My sense is that this line is getting more and more difficult for Google to define, and this trend can only continue. I’m not so sure this is a bad thing. If you read my previous column on Matt Cutts, the Google engineer that heads up the spam squad, you know that Google has been reaching out to the Webmaster community more and more. The once-locked doors appear to be opening, even if it’s just a crack. Based on my company’s experience, if you can present Google with a case where the indexing of a site isn’t going as expected, it is usually responsive in offering some advice. To me, this form of technical troubleshooting is a win/win. Google gains some insight that could help to improve the entire index, and you can find out why the hell your site isn’t being indexed properly by Google.

What is less clear is when Google passes on “optimization” advice, which is what the AOL deal appears to promise. Here, the church/state line is pretty much obliterated by the tap dance that Google is performing on top of it. And it becomes a question of whom Google is offering this advice to. Is it everyone? Is it the biggest advertisers? Is it only companies that they own a piece of? If this is indeed part of the deal, expect a lot of blog and forum fodder on this topic.

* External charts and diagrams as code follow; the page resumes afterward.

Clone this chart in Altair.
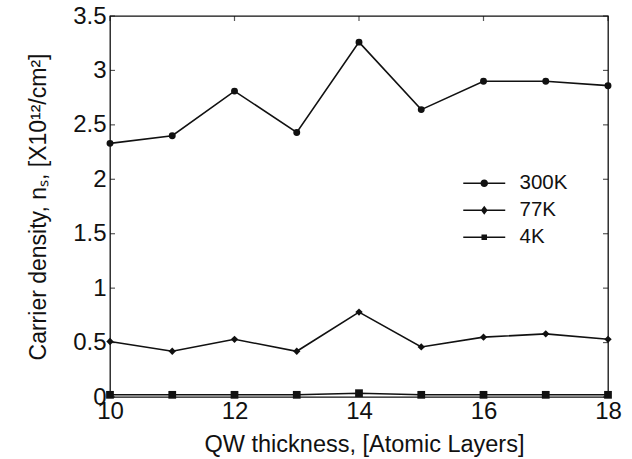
import altair as alt
import pandas as pd

# Carrier density (x10^12 / cm^2) versus quantum-well thickness
thickness = [10, 11, 12, 13, 14, 15, 16, 17, 18]
n_300k = [2.33, 2.40, 2.81, 2.43, 3.26, 2.64, 2.90, 2.90, 2.86]
n_77k = [0.51, 0.42, 0.53, 0.42, 0.78, 0.46, 0.55, 0.58, 0.53]
n_4k = [0.02, 0.02, 0.02, 0.02, 0.035, 0.02, 0.02, 0.02, 0.02]
series = ["300K", "77K", "4K"]
x_ticks = [10, 12, 14, 16, 18]
y_ticks = [0, 0.5, 1, 1.5, 2, 2.5, 3, 3.5]

rows = []
for name, vals in zip(series, [n_300k, n_77k, n_4k]):
    for t, v in zip(thickness, vals):
        rows.append({"thickness": t, "density": v, "series": name})
df = pd.DataFrame(rows)

FONT = "Liberation Sans"
INK = "#111111"

x_scale = alt.Scale(domain=[10, 18], nice=False, zero=False)
y_scale = alt.Scale(domain=[0, 3.5], nice=False)

x_enc = alt.X(
    "thickness:Q",
    scale=x_scale,
    axis=alt.Axis(
        values=x_ticks, format="d", ticks=False, domain=False, grid=False,
        labelFontSize=24, labelPadding=2, labelFlush=False,
        title="QW thickness, [Atomic Layers]", titleFontSize=23.5,
        titlePadding=9, titleX=254,
    ),
)
y_enc = alt.Y(
    "density:Q",
    scale=y_scale,
    axis=alt.Axis(
        values=y_ticks, format="~g", ticks=False, domain=False, grid=False,
        labelFontSize=24, labelPadding=4, labelFlush=False,
        title="Carrier density, nₛ, [X10¹²/cm²]", titleFontSize=23,
        titlePadding=22,
    ),
)

lines = alt.Chart(df).mark_line(color=INK, strokeWidth=1.6).encode(
    x=x_enc, y=y_enc, detail="series:N"
)

points = alt.Chart(df).mark_point(filled=True, color=INK, opacity=1).encode(
    x="thickness:Q",
    y="density:Q",
    shape=alt.Shape(
        "series:N",
        scale=alt.Scale(domain=series, range=["circle", "diamond", "square"]),
        legend=None,
    ),
    size=alt.Size(
        "series:N",
        scale=alt.Scale(domain=series, range=[48, 60, 30]),
        legend=None,
    ),
)

# Legend keys: a short line with the series marker in the middle
legend_paths = [
    "M-2.5,-0.08L2.5,-0.08L2.5,0.08L-2.5,0.08Z"
    "M-0.45,0A0.45,0.45,0,1,1,0.45,0A0.45,0.45,0,1,1,-0.45,0Z",
    "M-2.5,-0.08L2.5,-0.08L2.5,0.08L-2.5,0.08Z"
    "M0,-0.55L0.4,0L0,0.55L-0.4,0Z",
    "M-2.5,-0.08L2.5,-0.08L2.5,0.08L-2.5,0.08Z"
    "M-0.33,-0.33L0.33,-0.33L0.33,0.33L-0.33,0.33Z",
]
legend_df = pd.DataFrame({"key": series})
legend_layer = (
    alt.Chart(legend_df)
    .transform_filter("false")
    .mark_point(filled=True, color=INK, opacity=1)
    .encode(
        shape=alt.Shape(
            "key:N",
            scale=alt.Scale(domain=series, range=legend_paths),
            legend=alt.Legend(
                title=None, orient="none", legendX=364, legendY=157,
                labelFontSize=20.5, labelFont=FONT, labelColor=INK,
                labelOffset=25, symbolSize=282, rowPadding=6,
                symbolFillColor=INK, symbolStrokeColor=INK,
                symbolStrokeWidth=0, symbolOpacity=1, padding=0,
            ),
        )
    )
)

# Inward tick marks on all four sides of the box
xt = pd.DataFrame({"thickness": x_ticks})
yt = pd.DataFrame({"density": y_ticks})
tick_style = dict(color=INK, thickness=1.2, size=5)
ticks_bottom = alt.Chart(xt).mark_tick(orient="vertical", yOffset=-2.5, **tick_style).encode(
    x="thickness:Q", y=alt.datum(0)
)
ticks_top = alt.Chart(xt).mark_tick(orient="vertical", yOffset=2.5, **tick_style).encode(
    x="thickness:Q", y=alt.datum(3.5)
)
ticks_left = alt.Chart(yt).mark_tick(orient="horizontal", xOffset=2.5, **tick_style).encode(
    y="density:Q", x=alt.datum(10)
)
ticks_right = alt.Chart(yt).mark_tick(orient="horizontal", xOffset=-2.5, **tick_style).encode(
    y="density:Q", x=alt.datum(18)
)

chart = (
    alt.layer(lines, points, ticks_bottom, ticks_top, ticks_left, ticks_right, legend_layer)
    .resolve_scale(shape="independent")
    .properties(
        width=498,
        height=381,
        autosize=alt.AutoSizeParams(type="none"),
        padding={"left": 110, "top": 16, "right": 24, "bottom": 62},
        background="white",
    )
    .configure_view(stroke=INK, strokeWidth=1.3)
    .configure_axis(
        labelFont=FONT, titleFont=FONT, labelColor=INK, titleColor=INK,
        titleFontWeight="normal",
    )
)

chart.save("out.html", embed_options={"renderer": "svg", "actions": False})
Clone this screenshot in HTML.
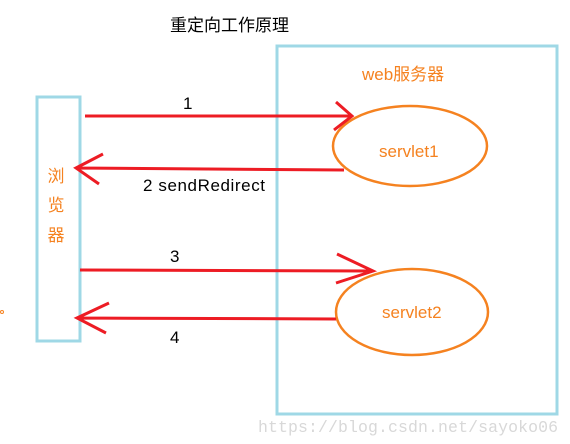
<!DOCTYPE html>
<html><head><meta charset="utf-8"><style>
body{margin:0;background:#fff;width:570px;height:444px;overflow:hidden}
svg{display:block}
</style></head><body>
<svg width="570" height="444" viewBox="0 0 570 444" xmlns="http://www.w3.org/2000/svg">
<text x="170" y="31" font-family="Liberation Sans, Noto Sans CJK SC, sans-serif" font-size="17" fill="#000">重定向工作原理</text>
<rect x="277" y="46" width="280" height="368" fill="none" stroke="#9fd8e6" stroke-width="3"/>
<rect x="37" y="97" width="43" height="244" fill="none" stroke="#9fd8e6" stroke-width="3"/>
<text x="362" y="80" font-family="Liberation Sans, Noto Sans CJK SC, sans-serif" font-size="17" fill="#f58220">web服务器</text>
<g font-family="Liberation Sans, Noto Sans CJK SC, sans-serif" font-size="17" fill="#f58220" text-anchor="middle">
<text x="56" y="182">浏</text><text x="56" y="211">览</text><text x="56" y="241">器</text>
</g>
<circle cx="2" cy="312" r="1.5" fill="none" stroke="#f58220"/>
<ellipse cx="410" cy="146" rx="77" ry="40" fill="none" stroke="#f58220" stroke-width="2.5"/>
<ellipse cx="412" cy="312" rx="76" ry="43" fill="none" stroke="#f58220" stroke-width="2.5"/>
<g font-family="Liberation Sans, sans-serif" font-size="17" fill="#000">
<text x="379" y="157" fill="#f58220">servlet1</text>
<text x="382" y="318" fill="#f58220">servlet2</text>
<text x="183" y="109">1</text>
<text x="143" y="191" textLength="122">2 sendRedirect</text>
<text x="170" y="262">3</text>
<text x="170" y="343">4</text>
</g>
<g stroke="#ed1c24" stroke-width="3" fill="none">
<path d="M85 116 L352 116 M336 102 L352 116 L334 130"/>
<path d="M344 170 L76 168 M103 154 L76 168 L99 184"/>
<path d="M80 270 L373 271 M337 254 L373 271 L336 283"/>
<path d="M336 319 L77 318 M109 303 L77 318 L106 333"/>
</g>
<text x="258" y="432" font-family="Liberation Mono, monospace" font-size="16.5" fill="#d8d8d8" textLength="300">https://blog.csdn.net/sayoko06</text>
</svg>
</body></html>
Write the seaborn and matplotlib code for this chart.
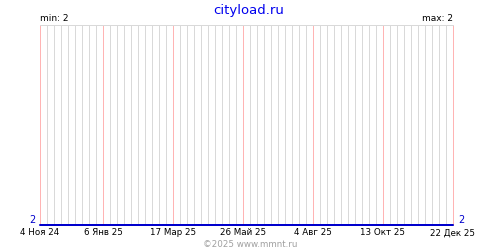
import matplotlib
matplotlib.use("Agg")
import matplotlib.pyplot as plt
import seaborn as sns
import pandas as pd

sns.set_theme(style="white")
plt.rcParams['font.family'] = ['DejaVu Sans']

# Data
dates = ["2024-11-04", "2025-12-22"]
values = [2, 2]
tick_dates = ["2024-11-04", "2025-01-06", "2025-03-17", "2025-05-26",
              "2025-08-04", "2025-10-13", "2025-12-22"]
tick_labels = ["4 Ноя 24", "6 Янв 25", "17 Мар 25", "26 Май 25",
               "4 Авг 25", "13 Окт 25", "22 Дек 25"]
title = "cityload.ru"
footer = "©2025 www.mmnt.ru"
min_val = 2
max_val = 2

df = pd.DataFrame({"date": pd.to_datetime(dates), "value": values})
tdates = pd.to_datetime(tick_dates)

PX = 0.72  # one pixel in points at dpi 100

fig = plt.figure(figsize=(5, 2.5), dpi=100)
ax = fig.add_axes([0.08, 0.1, 0.826, 0.8])

sns.lineplot(data=df, x="date", y="value", ax=ax, color="#0000cc",
             linewidth=2 * PX, clip_on=False, zorder=5)

xmin, xmax = df["date"].min(), df["date"].max()
ax.set_xlim(xmin, xmax)
ax.set_ylim(min_val, min_val + 1)
ax.set_xlabel("")
ax.set_ylabel("")

# weekly gray grid, red grid at labelled dates
tset = set(tdates)
weeks = pd.date_range(xmin, xmax, freq="7D")
for w in weeks:
    if w in tset:
        continue
    ax.axvline(w, color="#d9d9d9", linewidth=PX, zorder=1,
               antialiased=False, snap=True)
for t in tdates:
    ax.axvline(t, color="#ffb4b4", linewidth=PX, zorder=2,
               antialiased=False, snap=True, clip_on=False)

ax.set_xticks(tdates)
ax.set_xticklabels(tick_labels, fontsize=6.3, color="black")
ax.set_xticks([], minor=True)
ax.grid(False)
ax.tick_params(axis="x", which="both", length=0, pad=2.5)
ax.set_yticks([])

for s in ["left", "right", "bottom"]:
    ax.spines[s].set_visible(False)
ax.spines["top"].set_color("#d9d9d9")
ax.spines["top"].set_linewidth(PX)

ax.text(-0.012, 0.0, str(min_val), transform=ax.transAxes, ha="right",
        va="bottom", fontsize=7, color="#0000cc")
ax.text(1.012, 0.0, str(max_val), transform=ax.transAxes, ha="left",
        va="bottom", fontsize=7, color="#0000cc")
ax.text(0.0, 1.01, f"min: {min_val}", transform=ax.transAxes, ha="left",
        va="bottom", fontsize=6.5, color="black")
ax.text(1.0, 1.01, f"max: {max_val}", transform=ax.transAxes, ha="right",
        va="bottom", fontsize=6.5, color="black")

fig.text(0.497, 0.985, title, ha="center", va="top", fontsize=9.5,
         color="#0000ee")
fig.text(0.5, 0.004, footer, ha="center", va="bottom", fontsize=6.3,
         color="#a0a0a0")

fig.savefig("out.png", dpi=100)
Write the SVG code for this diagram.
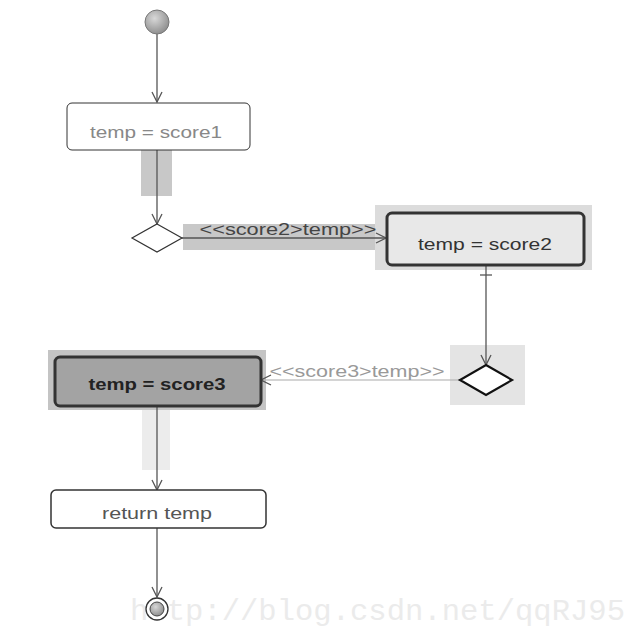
<svg xmlns="http://www.w3.org/2000/svg" width="640" height="640" viewBox="0 0 640 640">
<defs>
<radialGradient id="g1" cx="0.4" cy="0.35" r="0.7"><stop offset="0" stop-color="#d8d8d8"/><stop offset="1" stop-color="#8a8a8a"/></radialGradient>
<marker id="arr" viewBox="0 0 12 12" refX="11" refY="6" markerWidth="12" markerHeight="12" markerUnits="userSpaceOnUse" orient="auto"><path d="M1 1 L11 6 L1 11" fill="none" stroke="#555" stroke-width="1.3"/></marker>
</defs>
<style>
.box{stroke:#333;rx:5;ry:5}
.t{font-family:"Liberation Sans",Arial,sans-serif;font-size:16px;text-anchor:middle}
.ln{stroke:#555;stroke-width:1.3;fill:none}
.bg{fill:#c8c8c8}
</style>
<rect width="640" height="640" fill="#fff"/>
<text x="130" y="620" font-family="Liberation Mono,monospace" font-size="30" fill="#ebebeb" textLength="495" lengthAdjust="spacingAndGlyphs">http://blog.csdn.net/qqRJ95</text>
<g id="highlights">
<rect class="bg" x="141" y="150" width="31" height="46"/>
<rect class="bg" x="183" y="224" width="197" height="26"/>
<rect x="375" y="205" width="217" height="65" fill="#dcdcdc"/>
<rect x="450" y="345" width="75" height="60" fill="#e4e4e4"/>
<rect x="48" y="350" width="218" height="60" fill="#c4c4c4"/>
<rect x="142" y="410" width="28" height="60" fill="#ececec"/>
</g>
<g id="connectors">
<line class="ln" x1="157" y1="34" x2="157" y2="102" marker-end="url(#arr)"/>
<line class="ln" x1="157" y1="150" x2="157" y2="224" marker-end="url(#arr)"/>
<line class="ln" x1="182" y1="238" x2="386" y2="238" marker-end="url(#arr)"/>
<line class="ln" x1="486" y1="265" x2="486" y2="365" marker-end="url(#arr)"/>
<line class="ln" x1="480" y1="275" x2="492" y2="275"/>
<line x1="460" y1="380" x2="261" y2="380" stroke="#aaa" stroke-width="1.2" marker-end="url(#arr)"/>
<line class="ln" x1="157" y1="406" x2="157" y2="490" marker-end="url(#arr)"/>
<line class="ln" x1="157" y1="528" x2="157" y2="597" marker-end="url(#arr)"/>
<text class="t" x="288" y="235" font-size="14" fill="#444" textLength="177" lengthAdjust="spacingAndGlyphs">&lt;&lt;score2&gt;temp&gt;&gt;</text>
<text class="t" x="357" y="377" font-size="12" fill="#999" textLength="175" lengthAdjust="spacingAndGlyphs">&lt;&lt;score3&gt;temp&gt;&gt;</text>
</g>
<g id="start"><circle cx="157" cy="22" r="12" fill="url(#g1)" stroke="#777"/></g>
<g id="n1"><rect class="box" x="67" y="103" width="183" height="47" fill="#fff" stroke="#555"/><text class="t" x="156" y="138" fill="#888" textLength="132" lengthAdjust="spacingAndGlyphs">temp = score1</text></g>
<g id="d1"><polygon points="157,224 182,238 157,252 132,238" fill="#fff" stroke="#333" stroke-width="1.2"/></g>
<g id="n2"><rect class="box" x="387" y="213" width="197" height="52" fill="#e8e8e8" stroke-width="3"/><text class="t" x="485" y="250" fill="#333" textLength="134" lengthAdjust="spacingAndGlyphs">temp = score2</text></g>
<g id="d2"><polygon points="486,365 512,380 486,395 460,380" fill="#fff" stroke="#111" stroke-width="2.2"/></g>
<g id="n3"><rect class="box" x="55" y="357" width="206" height="49" fill="#a3a3a3" stroke="#111" stroke-width="3"/><text class="t" x="157" y="390" fill="#222" font-weight="bold" textLength="137" lengthAdjust="spacingAndGlyphs">temp = score3</text></g>
<g id="n4"><rect class="box" x="51" y="490" width="215" height="38" fill="#fff" stroke="#222" stroke-width="1.5"/><text class="t" x="157" y="519" fill="#555" textLength="110" lengthAdjust="spacingAndGlyphs">return temp</text></g>
<g id="end"><circle cx="157" cy="609" r="11" fill="#fff" stroke="#333" stroke-width="1.3"/><circle cx="157" cy="609" r="7" fill="url(#g1)" stroke="#444"/></g>
</svg>
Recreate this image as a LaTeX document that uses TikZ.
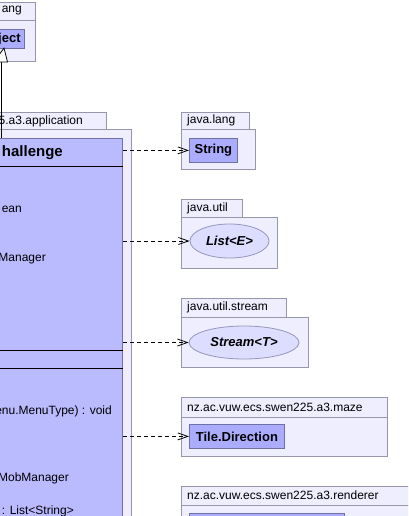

What’s in the deal for Google?

First of all, Google locks up AOL’s sponsored search business for another five years, effectively locking out Microsoft. When this currently accounts for approximately 11 percent of Google’s gross revenue, that could be reason enough. Also, financial analysts expect an imminent transfer of ownership with AOL, which could trigger a quick liquidity event for Google, minimizing its long-term risk.

But I believe the strategic value of the deal lies in AOL’s user base. True, it’s smaller than it used to be, dropping from a one-time high of over 32 million down to a current level closer to 20 million, but it’s still the largest base available anywhere. Comcast is the next closest at around 8 million (based on ISP Planet numbers). And AOL’s base is 20 million people that the company knows something about.

One of Google’s challenges has been in getting users of its tools to surrender profile information that could be used to better target advertising messages. MSN is already offering targeted search advertising, which means Google is desperate to even the playing field. Microsoft has the advantage of having years of profile information accumulated through users signing up for Hotmail or Messenger accounts. Google had to catch up, and quickly. This one deal may have helped the company do that. The one question mark is that AOL’s user base is notorious for their lack of online sophistication, being relatively new to the Internet. Does this user base come with a demographic profile that will appeal to Google advertisers?

On the face of it, the AOL deal appears to be another smart move on Google’s part. For a relatively small investment, the company seems to gain all the strategic advantages it was looking for. Google captures a large block of users with some existing profile information, it locks up an important revenue stream, and it gains access to a very important portal property without jeopardizing its current wildly successful search site. As they say up north: good trade, eh?